No. 170 also iterates the same factual allegations as No. 99 concerning sexual interactions among co-workers at IPA (i.e., hugging, touching, going out to cars at lunchtime). The only incident that she reports was directed at her (other than the comments made by Newhouse) was when a male co-worker put his arm around her and said "Hey, baby, how you doing?" However, after No. 170 promptly removed his arm from around her, the individual did not bother her again.

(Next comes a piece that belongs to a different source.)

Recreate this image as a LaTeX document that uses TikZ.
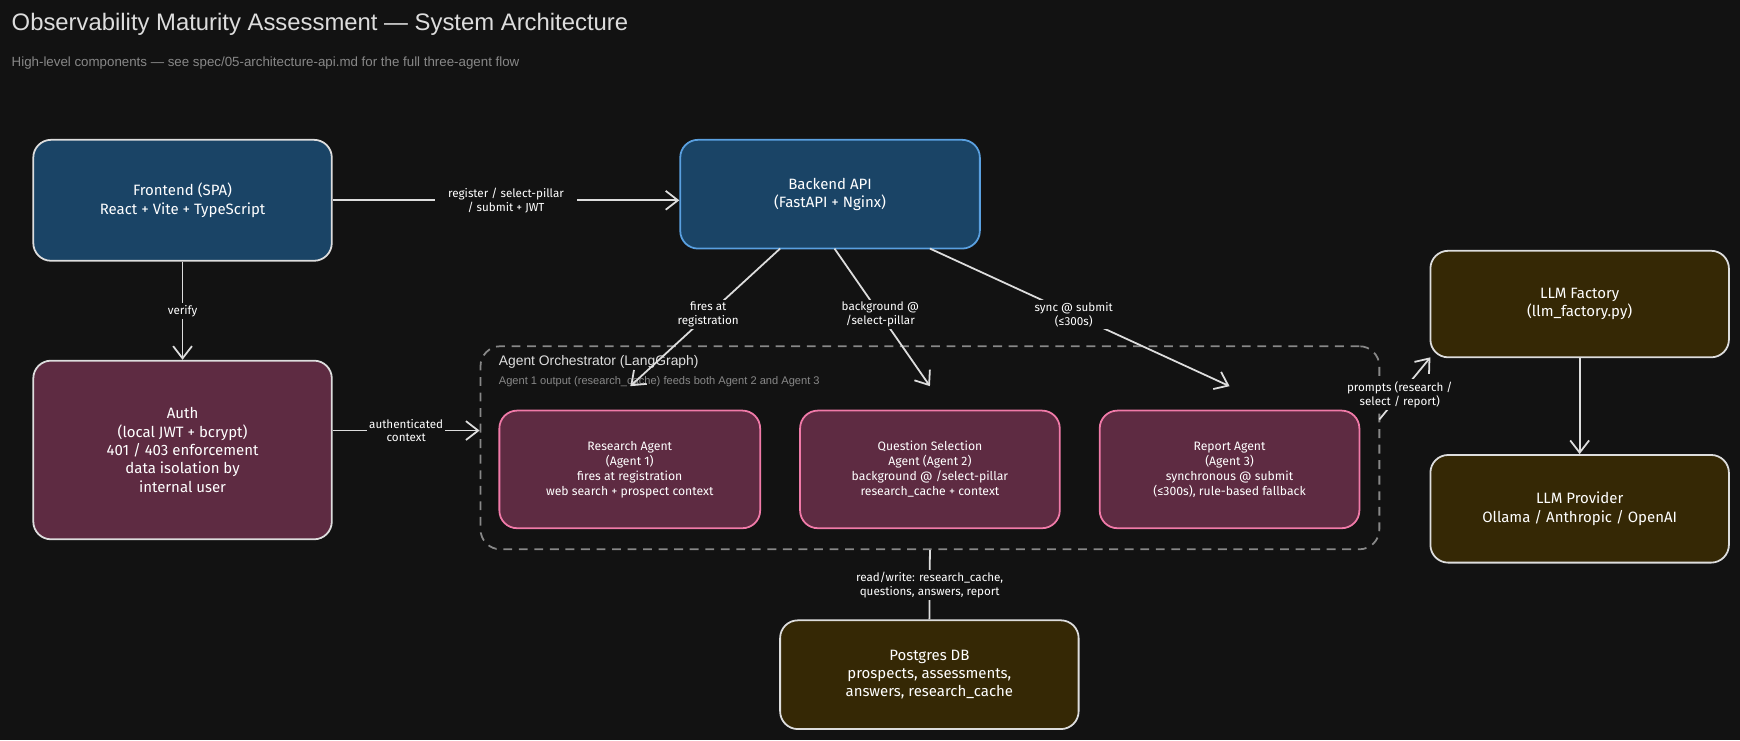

No. 170's complaint about Newhouse was addressed by IPA and the problem solved: No. 170 expressed satisfaction with the way IPA responded and she had no further interactions with Newhouse after the July 7, 2003 incident. Title VII requires only that the employer take steps reasonably likely to stop reported harassment, and this IPA apparently did, to No. 170's satisfaction. Saxton v. American Tel. & Tel. Co., 10 F.3d 526, 536 (7th Cir. 1993). In Saxton, the Seventh Circuit upheld the district court's finding that uncontested evidence, submitted by the defendant, of corrective action that was "reasonably likely to prevent the misconduct from recurring" was sufficient to support a motion for summary judgment. 10 F.3d at 532; Saxton v. American Tel. & Tel. Co., 785 F. Supp. 760, 767 (N.D. Ill. 1992) (quoting Guess v. Bethlehem Steel Corp., 913 F.2d 463, 465 (7th Cir. 1990)). As outlined above, the other incidents described by No. 170 do not rise to a level of harassment, even when combined with a Phase I finding against IPA, that is sufficiently pervasive and severe "to alter the conditions of [No. 170's] employment and create an abusive working environment." Meritor, 477 U.S. at 67. IPA's motion for summary judgment with respect to No. 170 is consequently granted.

III. CONCLUSION

For the reasons set forth above, IPA's motions for summary judgment with respect to Claimants Nos. 89, 99, and 170 are granted. IPA's motions for summary judgment with respect to Claimant No. 6, 65, and 93 are denied.